Former Finance Minister Arun Jaitley pegged the government's borrowing for 2018-19 at over Rs 6.24 lakh crore. More than 92 per cent of this amount was meant to be spent on interest on the already running loans of the government. The government had reportedly borrowed 115 per cent of its total estimated borrowing limit in the first 8 months of the last financial year. The government's interest payment liability alone is equal to almost 40 per cent of its total projected net revenue receipts. This huge liability leaves very little room for the government to spend on developmental schemes. In last year's budget, the previous finance minister had pegged the Central government's capital outlay at Rs three lakh crore and its interest payment liability at nearly twice the amount. It's a kind of debt trap as the country is forced to borrow over Rs 6,00,000 crore every year to meet its interest payment obligations.

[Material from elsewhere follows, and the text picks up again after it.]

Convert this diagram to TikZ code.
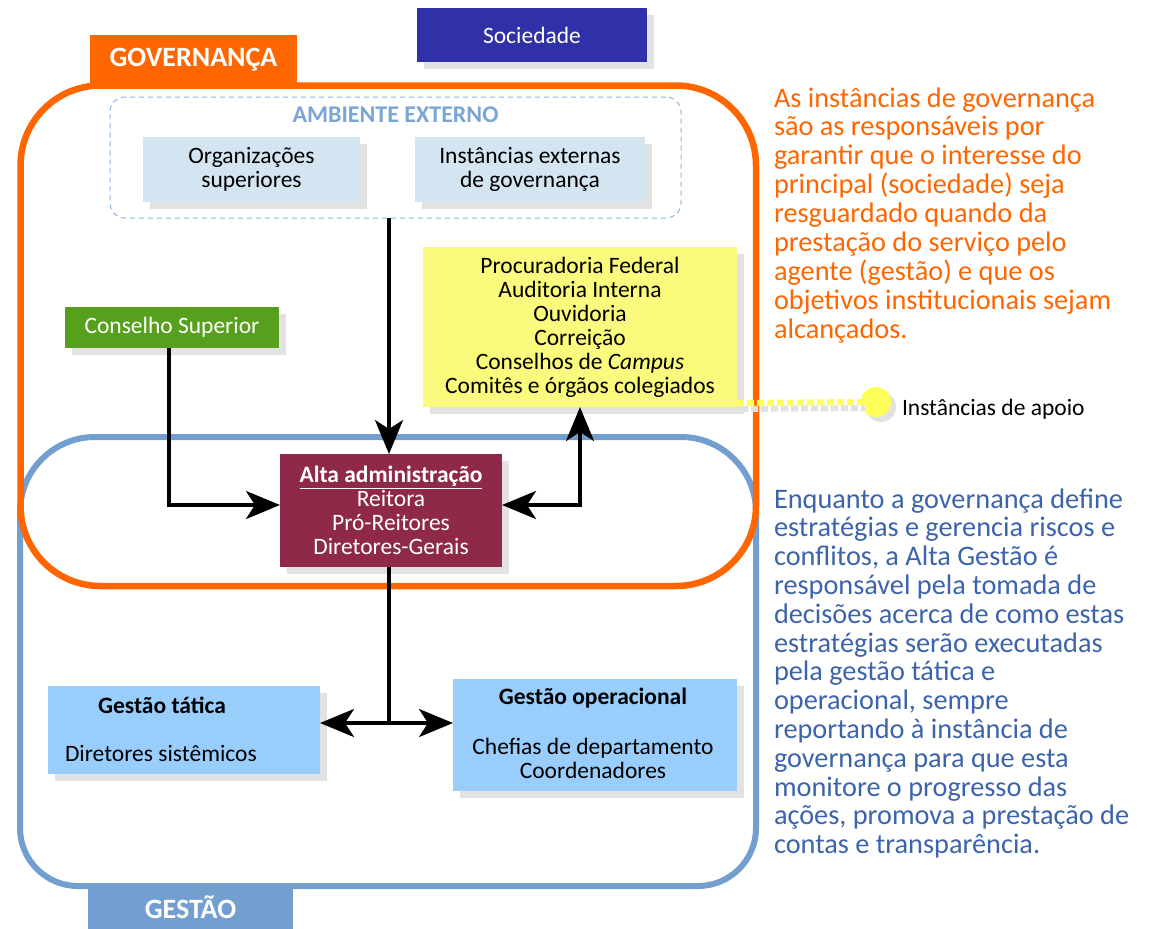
\documentclass[tikz,border=0pt]{standalone}
\usepackage{fontspec}
\setmainfont{Carlito}
\usetikzlibrary{arrows.meta,shadows}
\definecolor{orng}{RGB}{255,102,0}
\definecolor{gblue}{RGB}{114,159,207}
\definecolor{socblue}{RGB}{48,48,168}
\definecolor{ambtitle}{RGB}{122,166,214}
\definecolor{lightbox}{RGB}{211,229,241}
\definecolor{yelbox}{RGB}{250,250,125}
\definecolor{yeldot}{RGB}{255,255,90}
\definecolor{grn}{RGB}{86,160,30}
\definecolor{maroon}{RGB}{142,42,72}
\definecolor{gestbox}{RGB}{153,206,252}
\definecolor{shgray}{RGB}{226,226,226}
\definecolor{txtblue}{RGB}{60,100,170}
\definecolor{dashblue}{RGB}{140,180,225}
\begin{document}
\begin{tikzpicture}[x=1pt,y=-1pt,
  box/.style={inner sep=0pt, outer sep=0pt, align=center, font=\fontsize{23.5}{24}\selectfont},
  shad/.style={drop shadow={shadow xshift=7pt,shadow yshift=-7pt,fill=shgray,opacity=1}},
  label/.style={inner sep=0pt, outer sep=0pt, text=white, font=\bfseries\fontsize{28}{30}\selectfont},
  conn/.style={line width=3.5pt, black},
  big/.tip={Stealth[length=34pt,width=28pt,inset=9pt]},
  sidetext/.style={inner sep=0pt, outer sep=0pt, anchor=base west, font=\fontsize{28.3}{28.8}\selectfont},
]
\path[use as bounding box, fill=white] (0,0) rectangle (1157,929);

% frame labels
\node[label, fill=orng, minimum width=207pt, minimum height=49pt] (gov) at (193.5,59.5) {GOVERNANÇA};
\node[label, fill=gblue, minimum width=205pt, minimum height=43pt] (gest) at (190.5,907.5) {GESTÃO};

% frames
\draw[gblue, line width=6pt] (20,660) [rounded corners=75pt] -- (20,437) -- (756,437) -- (756,700) [rounded corners=58pt] -- (756,886) -- (20,886) -- cycle;
\draw[orng, line width=6.5pt, rounded corners=80pt] (20.5,85.5) rectangle (756,586);

% society
\node[box, shad, fill=socblue, text=white, minimum width=230pt, minimum height=54pt] (soc) at (532,35) {Sociedade};

% external environment
\node[draw=dashblue, line width=1pt, dash pattern=on 5pt off 4pt, rounded corners=15pt, minimum width=571pt, minimum height=121pt, inner sep=0pt, outer sep=0pt] (amb) at (395.5,157.5) {};
\node[inner sep=0pt, text=ambtitle, font=\bfseries\fontsize{24}{26}\selectfont] (ambt) at (395.5,115) {AMBIENTE EXTERNO};
\node[box, shad, fill=lightbox, minimum width=217pt, minimum height=65pt] (org) at (251.5,169.5) {Organizações\\superiores};
\node[box, shad, fill=lightbox, minimum width=230pt, minimum height=65pt] (ext) at (530,169.5) {Instâncias externas\\de governança};

% support
\node[box, shad, fill=yelbox, minimum width=314pt, minimum height=160pt] (yel) at (580,327) {Procuradoria Federal\\Auditoria Interna\\Ouvidoria\\Correição\\Conselhos de \textit{Campus}\\Comitês e órgãos colegiados};
\node[box, shad, fill=grn, text=white, minimum width=214pt, minimum height=41pt] (cons) at (172,327.5) {Conselho Superior};
\node[box, shad, fill=maroon, text=white, minimum width=222pt, minimum height=113pt] (alta) at (391,510.5) {\textbf{\underline{Alta administração}}\\Reitora\\Pró-Reitores\\Diretores-Gerais};

% management
\node[box, shad, fill=gestbox, minimum width=272pt, minimum height=88pt] (tat) at (184,730) {};
\node[box, font=\bfseries\fontsize{23.5}{24}\selectfont] (tatt) at (162,705) {Gestão tática};
\node[box, anchor=west] (tatd) at (65,753) {Diretores sistêmicos};
\node[box, shad, fill=gestbox, minimum width=284pt, minimum height=112pt] (op) at (595,735) {};
\node[box, font=\bfseries\fontsize{23.5}{24}\selectfont] (opt) at (593,698) {Gestão operacional};
\node[box] (opd) at (593,758) {Chefias de departamento\\Coordenadores};

% support marker
\coordinate (dl) at (0,403);
\node[circle, fill=yeldot, minimum size=30pt, inner sep=0pt, outer sep=0pt, drop shadow={shadow xshift=5pt,shadow yshift=-5pt,fill=shgray,opacity=1}] (circ) at (876,402) {};
\draw[shgray, line width=6pt, dash pattern=on 7pt off 3pt] ([xshift=4pt,yshift=-6pt]yel.east |- dl) -- ([xshift=4pt,yshift=-6pt]circ.west);
\draw[yeldot, line width=6pt, dash pattern=on 7pt off 3pt] (yel.east |- dl) -- (circ.west);
\node[box, anchor=base west] (apoio) at (902,415) {Instâncias de apoio};

% connectors
\coordinate (vx) at (389,0);
\coordinate (c1) at (169,505);
\coordinate (c2) at (580,505);
\coordinate (c3) at (389,723);
\draw[conn, -big] (amb.south -| vx) -- (alta.north -| vx);
\draw[conn, -big] (cons.south -| c1) |- (alta.west |- c1);
\draw[conn, big-big] (alta.east |- c2) -| (yel.south -| c2);
\draw[conn] (alta.south -| c3) -- (c3);
\draw[conn, big-big] (tat.east |- c3) -- (op.west |- c3);

% side texts
\node[sidetext, text=orng] (gtext) at (774,107) {\begin{tabular}[t]{@{}l@{}}As instâncias de governança\\são as responsáveis por\\garantir que o interesse do\\principal (sociedade) seja\\resguardado quando da\\prestação do serviço pelo\\agente (gestão) e que os\\objetivos institucionais sejam\\alcançados.\end{tabular}};
\node[sidetext, text=txtblue] (mtext) at (774,508) {\begin{tabular}[t]{@{}l@{}}Enquanto a governança define\\estratégias e gerencia riscos e\\conflitos, a Alta Gestão é\\responsável pela tomada de\\decisões acerca de como estas\\estratégias serão executadas\\pela gestão tática e\\operacional, sempre\\reportando à instância de\\governança para que esta\\monitore o progresso das\\ações, promova a prestação de\\contas e transparência.\end{tabular}};
\end{tikzpicture}
\end{document}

The practice is unhealthy and must not continue.

Finance Minister Sitharaman must break away from the trend to control the wasteful or non-productive expenditure on the administration. It is high time to tighten the expenditure belt of the government, make sarkari jobs productivity-oriented and let the budget focus more on development. That will create large gainful employment, raise public income, spur domestic demand and create higher production and growth. She should encourage the core and manufacturing sectors, including PSEs, to expand substantially in the coming years while compressing the government's non-productive expenditure supported by borrowing and disinvestment at the cost of PSEs.

The task is not easy. A good part of her 2019-20 revenue earning prospect had already been hijacked by the previous NDA government by way of an advance collection of revenues by departments like railways and forcing PSEs part with dividends meant for the current financial year. This may be possibly responsible for the government's fiscal deficit in the first two months (April-May) rising to 52 per cent of the entire budgeted target for 2019-20 and posing a new challenge to the Centre. The US embargo on oil and other trades with Iran, a growing war-like situation in the West Asian gulf region, rising oil prices and the spectre of drought owing to highly delayed monsoon threaten to bring an unquantifiable impact on the government's expenditure target during the current financial year. Sitharaman's expenditure budget must provide for such an impact without compromising on development.